YOUR TASK: Retype exactly what runs from the first line of the data to the line with "from matplotlib.ticker import MultipleLocator", keeping both of those lines and skipping pictures.

-- Begin --

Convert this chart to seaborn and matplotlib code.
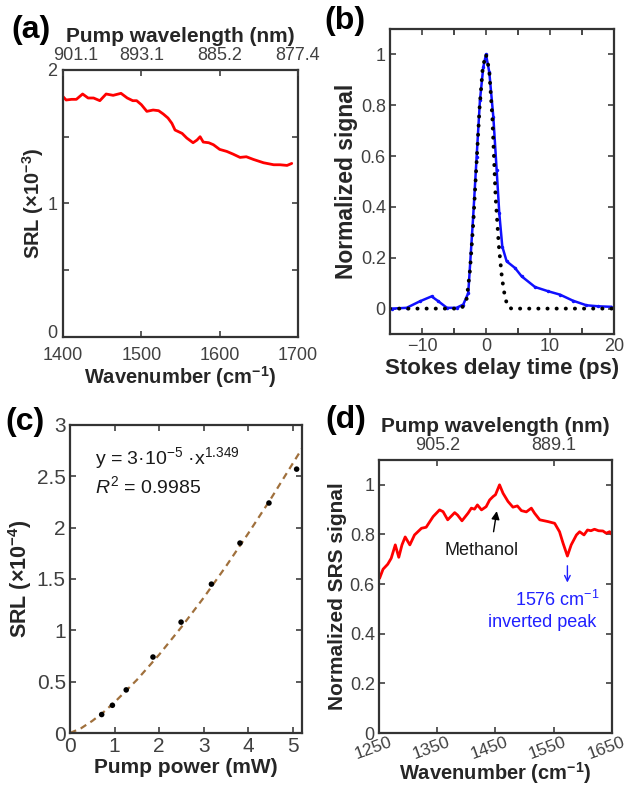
import numpy as np
import pandas as pd
import seaborn as sns
import matplotlib.pyplot as plt
import matplotlib.transforms as mtrans
from matplotlib.ticker import MultipleLocator

sns.set_style("ticks")
plt.rcParams['font.family'] = ['Liberation Sans', 'DejaVu Sans']
plt.rcParams['mathtext.fontset'] = 'custom'
plt.rcParams['mathtext.rm'] = 'Liberation Sans'
plt.rcParams['mathtext.it'] = 'Liberation Sans:italic'
plt.rcParams['mathtext.bf'] = 'Liberation Sans:bold'

# (a) SRL spectrum
a_wn = [1400, 1404, 1411, 1417, 1425, 1432, 1439, 1447, 1455, 1464, 1474, 1482, 1489,
        1494, 1500, 1507, 1515, 1522, 1528, 1534, 1539, 1543, 1552, 1558, 1566, 1571,
        1575, 1579, 1586, 1592, 1600, 1609, 1617, 1626, 1634, 1643, 1656, 1669, 1677,
        1686, 1692]
a_srl = [1.80, 1.775, 1.78, 1.78, 1.82, 1.79, 1.79, 1.77, 1.82, 1.81, 1.825, 1.79, 1.77,
         1.77, 1.74, 1.69, 1.70, 1.695, 1.67, 1.64, 1.60, 1.55, 1.525, 1.49, 1.455, 1.475,
         1.50, 1.46, 1.455, 1.44, 1.405, 1.39, 1.37, 1.345, 1.35, 1.33, 1.305, 1.29, 1.29,
         1.285, 1.30]
a_top_ticks = [1400, 1500, 1600, 1700]
a_top_labels = ["901.1", "893.1", "885.2", "877.4"]

# (b) delay scan
b_t = [-14.7, -12.4, -10.3, -8.5, -7.45, -6.1, -4.6, -3.55, -2.77, -2.0, -1.46, -0.94,
       -0.42, 0.0, 0.52, 1.15, 1.67, 2.08, 2.55, 3.23, 4.53, 5.57, 7.66, 9.74, 11.56,
       13.6, 15.7, 17.55, 19.6]
b_sig = [0.0, 0.003, 0.029, 0.048, 0.029, 0.003, 0.003, 0.016, 0.061, 0.362, 0.597,
         0.82, 0.95, 1.0, 0.93, 0.754, 0.545, 0.375, 0.244, 0.186, 0.16, 0.127, 0.085,
         0.068, 0.055, 0.031, 0.013, 0.009, 0.007]
b_fit_t = [-15, -4, -3.5, -3, -2.5, -2, -1.5, -1, -0.5, 0, 0.5, 1, 1.5, 2, 2.5, 3, 3.5, 4, 20]
b_fit = [0.0, 0.0, 0.01, 0.04, 0.15, 0.33, 0.56, 0.79, 0.95, 1.0, 0.94, 0.75, 0.44,
         0.25, 0.12, 0.04, 0.005, 0.0, 0.0]

# (c) power dependence
c_power = [0.71, 0.95, 1.26, 1.86, 2.49, 3.17, 3.81, 4.46, 5.08]
c_srl = [0.18, 0.27, 0.42, 0.74, 1.08, 1.45, 1.85, 2.24, 2.57]
c_fit_p = [0, 0.25, 0.5, 0.75, 1, 1.5, 2, 2.5, 3, 3.5, 4, 4.5, 5, 5.2]
c_fit = [0, 0.047, 0.118, 0.203, 0.30, 0.518, 0.764, 1.033, 1.32, 1.626, 1.947, 2.28,
         2.63, 2.77]

# (d) normalized SRS spectrum
d_wn = [1251, 1257, 1265, 1271, 1278, 1284, 1289.5, 1295, 1303, 1311, 1323, 1331, 1343,
        1354, 1360, 1368, 1380, 1385, 1392.5, 1403, 1408.6, 1414, 1419, 1426, 1434, 1440,
        1446, 1450, 1457, 1463, 1471.5, 1480, 1487.6, 1494.5, 1503, 1511.6, 1517, 1526,
        1540, 1551.6, 1560, 1566, 1573.5, 1580, 1589, 1594.5, 1602, 1608, 1614, 1620,
        1627, 1634.5, 1640, 1646, 1650]
d_sig = [0.623, 0.66, 0.68, 0.704, 0.758, 0.708, 0.758, 0.79, 0.758, 0.798, 0.825, 0.829,
         0.872, 0.899, 0.892, 0.859, 0.888, 0.878, 0.855, 0.886, 0.906, 0.902, 0.919,
         0.899, 0.912, 0.939, 0.953, 0.96, 1.0, 0.966, 0.933, 0.91, 0.915, 0.896, 0.891,
         0.906, 0.886, 0.859, 0.852, 0.845, 0.811, 0.765, 0.713, 0.758, 0.798, 0.811,
         0.798, 0.818, 0.815, 0.821, 0.815, 0.814, 0.805, 0.811, 0.80]
d_top_ticks = [1350, 1550]
d_top_labels = ["905.2", "889.1"]

TICK_C = "#404040"
LAB_C = "#262626"


def style(ax, ts, top=True):
    for s in ax.spines.values():
        s.set_color("#333333")
        s.set_linewidth(1.6)
    ax.tick_params(direction="in", top=top, right=True, length=4, width=1.2,
                   labelsize=ts, colors=TICK_C, pad=3)
    ax.tick_params(which="minor", direction="in", top=top, right=True, length=4,
                   width=1.2)


def top_axis(ax, ticks, labels):
    tw = ax.twiny()
    tw.set_xlim(ax.get_xlim())
    tw.set_xticks(ticks, labels=labels)
    tw.tick_params(direction="in", length=4, width=1.2, labelsize=13,
                   colors=TICK_C, pad=4)
    for s in tw.spines.values():
        s.set_visible(False)
    tw.set_xlabel("Pump wavelength (nm)", fontsize=15, fontweight="bold",
                  color=LAB_C, labelpad=4)
    return tw


fig = plt.figure(figsize=(6.29, 7.87), dpi=100)

# ---- (a)
ax = fig.add_axes([0.1002, 0.5718, 0.3736, 0.3393])
sns.lineplot(x=a_wn, y=a_srl, ax=ax, color="#ff0000", lw=2)
ax.set_xlim(1400, 1700)
ax.set_ylim(0, 2)
ax.set_xticks(a_top_ticks)
ax.set_yticks([0, 0.5, 1, 1.5, 2], labels=["0", "", "1", "", "2"])
style(ax, 13, top=False)
ax.tick_params(axis="x", pad=7)
ax.tick_params(axis="y", pad=4)
zero = ax.get_yticklabels()[0]
zero.set_transform(zero.get_transform()
                   + mtrans.ScaledTranslation(0, 0.05, fig.dpi_scale_trans))
ax.set_xlabel("Wavenumber (cm$^{\\mathbf{-1}}$)", fontsize=14.5, fontweight="bold",
              color=LAB_C, labelpad=0)
ax.set_ylabel("SRL (×10$^{\\mathbf{-3}}$)", fontsize=14.5, fontweight="bold",
              color=LAB_C, labelpad=1)
tw = top_axis(ax, a_top_ticks, a_top_labels)
first = tw.get_xticklabels()[0]
first.set_transform(first.get_transform()
                    + mtrans.ScaledTranslation(0.13, 0, fig.dpi_scale_trans))

# ---- (b)
ax = fig.add_axes([0.620, 0.5756, 0.3561, 0.3875])
sns.lineplot(x=b_t, y=b_sig, ax=ax, color="#1010ff", lw=1.8, marker="o",
             markersize=2.5, markeredgewidth=0)
sns.lineplot(x=b_fit_t, y=b_fit, ax=ax, color="black", lw=2.8,
             linestyle=(0, (0.05, 2.3)), dash_capstyle="round")
ax.set_xlim(-15, 20)
ax.set_ylim(-0.1, 1.1)
ax.set_xticks([-10, 0, 10, 20])
ax.xaxis.set_minor_locator(MultipleLocator(5))
ax.set_yticks([0, 0.2, 0.4, 0.6, 0.8, 1.0], labels=["0", "0.2", "0.4", "0.6", "0.8", "1"])
style(ax, 13)
ax.set_xlabel("Stokes delay time (ps)", fontsize=16, fontweight="bold", color=LAB_C,
              labelpad=2)
ax.set_ylabel("Normalized signal", fontsize=16.5, fontweight="bold", color=LAB_C,
              labelpad=2)

# ---- (c)
ax = fig.add_axes([0.1113, 0.0686, 0.3688, 0.3914])
sns.lineplot(x=c_fit_p, y=c_fit, ax=ax, color="#a0703c", lw=1.6, linestyle=(0, (3, 2.2)))
sns.scatterplot(x=c_power, y=c_srl, ax=ax, color="black", s=16, edgecolor="none", zorder=3)
ax.set_xlim(0, 5.2)
ax.set_ylim(0, 3)
ax.set_xticks([0, 1, 2, 3, 4, 5])
ax.set_yticks([0, 0.5, 1, 1.5, 2, 2.5, 3], labels=["0", "0.5", "1", "1.5", "2", "2.5", "3"])
style(ax, 15)
ax.set_xlabel("Pump power (mW)", fontsize=15, fontweight="bold", color=LAB_C, labelpad=1)
ax.set_ylabel("SRL (×10$^{\\mathbf{-4}}$)", fontsize=15.5, fontweight="bold",
              color=LAB_C, labelpad=2)
ax.text(0.56, 2.68, "y = 3·10$^{-5}$ ·x$^{1.349}$", fontsize=14, color="#1a1a1a",
        va="center")
ax.text(0.56, 2.40, "$R^2$ = 0.9985", fontsize=14, color="#1a1a1a", va="center")

# ---- (d)
ax = fig.add_axes([0.6025, 0.0686, 0.3704, 0.3469])
sns.lineplot(x=d_wn, y=d_sig, ax=ax, color="#ff0000", lw=2)
ax.set_xlim(1250, 1650)
ax.set_ylim(0, 1.1)
ax.set_xticks([1250, 1350, 1450, 1550, 1650])
ax.set_yticks([0, 0.2, 0.4, 0.6, 0.8, 1.0], labels=["0", "0.2", "0.4", "0.6", "0.8", "1"])
style(ax, 13, top=False)
ax.tick_params(axis="x", pad=1, labelsize=12.5)
shift = mtrans.ScaledTranslation(-0.06, 0, fig.dpi_scale_trans)
for lb in ax.get_xticklabels():
    lb.set_rotation(20)
    lb.set_transform(lb.get_transform() + shift)
ax.set_xlabel("Wavenumber (cm$^{\\mathbf{-1}}$)", fontsize=14.5, fontweight="bold",
              color=LAB_C, labelpad=-1)
ax.set_ylabel("Normalized SRS signal", fontsize=15, fontweight="bold", color=LAB_C,
              labelpad=2)
ax.annotate("", xy=(1453, 0.905), xytext=(1446, 0.80),
            arrowprops=dict(arrowstyle="-|>", color="black", lw=1.0, mutation_scale=12))
ax.text(1426, 0.737, "Methanol", fontsize=13, ha="center", va="center", color="#1a1a1a")
ax.annotate("", xy=(1573.5, 0.595), xytext=(1573.5, 0.685),
            arrowprops=dict(arrowstyle="->", color="#2020ff", lw=1.0, mutation_scale=10))
ax.text(1557, 0.536, "1576 cm$^{-1}$", fontsize=13, ha="center", va="center",
        color="#2020ff")
ax.text(1530, 0.444, "inverted peak", fontsize=13, ha="center", va="center",
        color="#2020ff")
top_axis(ax, d_top_ticks, d_top_labels)

# panel letters
for lab, xx, yy in [("(a)", 0.018, 1 - 30 / 787), ("(b)", 0.515, 1 - 21 / 787),
                    ("(c)", 0.008, 1 - 422 / 787), ("(d)", 0.518, 1 - 420 / 787)]:
    fig.text(xx, yy, lab, fontsize=23, fontweight="bold", color="black", va="center")

fig.savefig("out.png", dpi=100)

-- End --

EXERCISE RESPONSE:
Convert this chart to seaborn and matplotlib code.
import numpy as np
import pandas as pd
import seaborn as sns
import matplotlib.pyplot as plt
import matplotlib.transforms as mtrans
from matplotlib.ticker import MultipleLocator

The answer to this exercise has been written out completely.